As tourists continue to swarm into Cape d’Aguilar, Hong Kong’s only Marine Reserve, staff at a research center in the area are getting vexed with trespassers and calling on authorities to consider putting up a wall around their facility.
The Swire Institute of Marine Science (SWIMS), a marine research facility set up by the University of Hong Kong 27 years ago, is trying everything it can to keep tourists off its facility, saying visitors could endanger research efforts and also disrupt the precious ecology in the area.
Intruders and unwanted guests bring nothing but trouble to researchers, said the facility which is located on the southeastern tip of Hong Kong Island, news website hko1.com reports.
Designated by the government as a key research zone, Cape D’ Aguilar Marine Reserve was aimed at furthering the cause of conservation of marine resources and conducting scientific studies, as well as educating the public to appreciate Hong Kong’s precious marine resources.
In order to protect the important organisms and their habitats, water sports and certain coastal recreational activities, such as swimming, boating, fishing and collecting any wild animals or plants, or their parts, are prohibited in the Marine Reserve, except those permitted for scientific purposes, according to the Agriculture, Fisheries and Conservation Department (AFCD).
Under the Marine Parks and Marine Reserves Regulation enacted in 1996, violators could be fined up to HK$25,000 and face one-year imprisonment.
Visitors are also not encouraged to go to the place, where 900 of the 5,943 marine species registered in Hong Kong can be found.
But the 20-hectare-wide Marine Reserve, which has rich biodiversity, including numerous kinds of fish, stony corals, soft corals, gorgonian and marine invertebrates as well as multiple scenic spots such as a lighthouse, has become a popular tourist attraction in recent years.
It is known that some travel agencies offer one-day tours to the place. Meanwhile, small catering outlets have emerged to serve the needs of tourists.
As more and more tourists come to the place, SWIMS sees itself as a victim of the travel rush, with visitors asking to enter the facility to use its restrooms or interfering with research work by touching equipment set up by the shore for the purposes of observing and recording marine life.
To cope with bothersome visitors, SWIMS has put up signs to warn against trespassing, and has also begin to lock up some facilities during weekends.
According to the AFCD, there were three cases last year where people were convicted for violating regulations set for the area, including those pertaining to illegal fishing and catching marine life.

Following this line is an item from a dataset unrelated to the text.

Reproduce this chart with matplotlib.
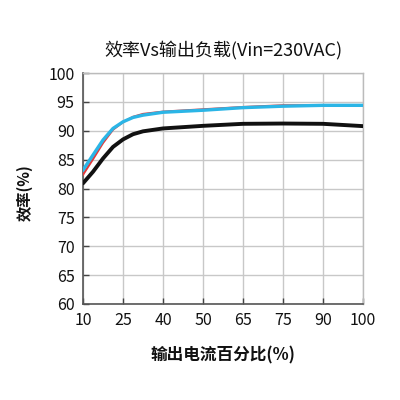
import matplotlib
matplotlib.use("Agg")
import matplotlib.pyplot as plt

plt.rcParams['font.family'] = ['Noto Sans CJK SC', 'DejaVu Sans']

# categorical x axis (load %), equally spaced
x_labels = ['10', '25', '40', '50', '65', '75', '90', '100']
# positions in category-index units, read at quarter/half steps
x_pos = [0, 0.25, 0.5, 0.75, 1, 1.25, 1.5, 2, 3, 4, 5, 6, 7]

eff_cyan = [83.2, 85.8, 88.4, 90.4, 91.55, 92.3, 92.7, 93.2, 93.55, 94.0, 94.25, 94.4, 94.4]
eff_red = [82.4, 85.1, 87.9, 90.2, 91.5, 92.4, 92.9, 93.3, 93.7, 94.1, 94.4, 94.4, 94.4]
eff_black = [80.9, 82.9, 85.2, 87.2, 88.5, 89.4, 89.9, 90.4, 90.85, 91.2, 91.25, 91.2, 90.8]

y_ticks = [60, 65, 70, 75, 80, 85, 90, 95, 100]

fig = plt.figure(figsize=(4, 4), dpi=100)
ax = fig.add_axes([0.2075, 0.24, 0.70, 0.5775])

ax.plot(x_pos, eff_black, color='#111111', lw=2.8, solid_capstyle='round', zorder=3)
ax.plot(x_pos, eff_red, color='#e23a3a', lw=1.6, zorder=4)
ax.plot(x_pos, eff_cyan, color='#2bb5e6', lw=2.4, zorder=5)

ax.set_xlim(0, len(x_labels) - 1)
ax.set_ylim(60, 100)
ax.set_xticks(range(len(x_labels)))
ax.set_xticklabels(x_labels)
ax.set_yticks(y_ticks)
ax.grid(True, color='#c8c8c8', lw=1.0)
ax.set_axisbelow(True)

for s in ['top', 'right']:
    ax.spines[s].set_color('#bbbbbb')
    ax.spines[s].set_linewidth(1.0)
for s in ['left', 'bottom']:
    ax.spines[s].set_color('#555555')
    ax.spines[s].set_linewidth(1.2)

ax.tick_params(axis='both', direction='in', length=4, width=1, color='#444444',
               labelsize=11.5, pad=6, labelcolor='#111111')

ax.set_title('效率Vs输出负载(Vin=230VAC)', fontsize=13, pad=12, color='#111111')
ax.set_xlabel('输出电流百分比(%)', fontsize=12, labelpad=12, fontweight='bold', color='#111111')
ax.set_ylabel('效率(%)', fontsize=11, fontweight='bold', color='#111111')
ax.yaxis.set_label_coords(-0.18, 0.48)

fig.savefig('out.png', dpi=100, facecolor='white')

Calling on visitors to behave and restrain themselves, Professor Gray Williams, director of SWIMS, said the worsening situation is forcing the center to mull some measures, including construction of outer walls to keep people from entering the facility or moving the center to Kau Pei Chau across the sea, Ming Pao Daily reports.
The last resort would be asking the government to seal off the whole area of the reserve, Williams said, calling on authorities to expand the range of legal protections for the area.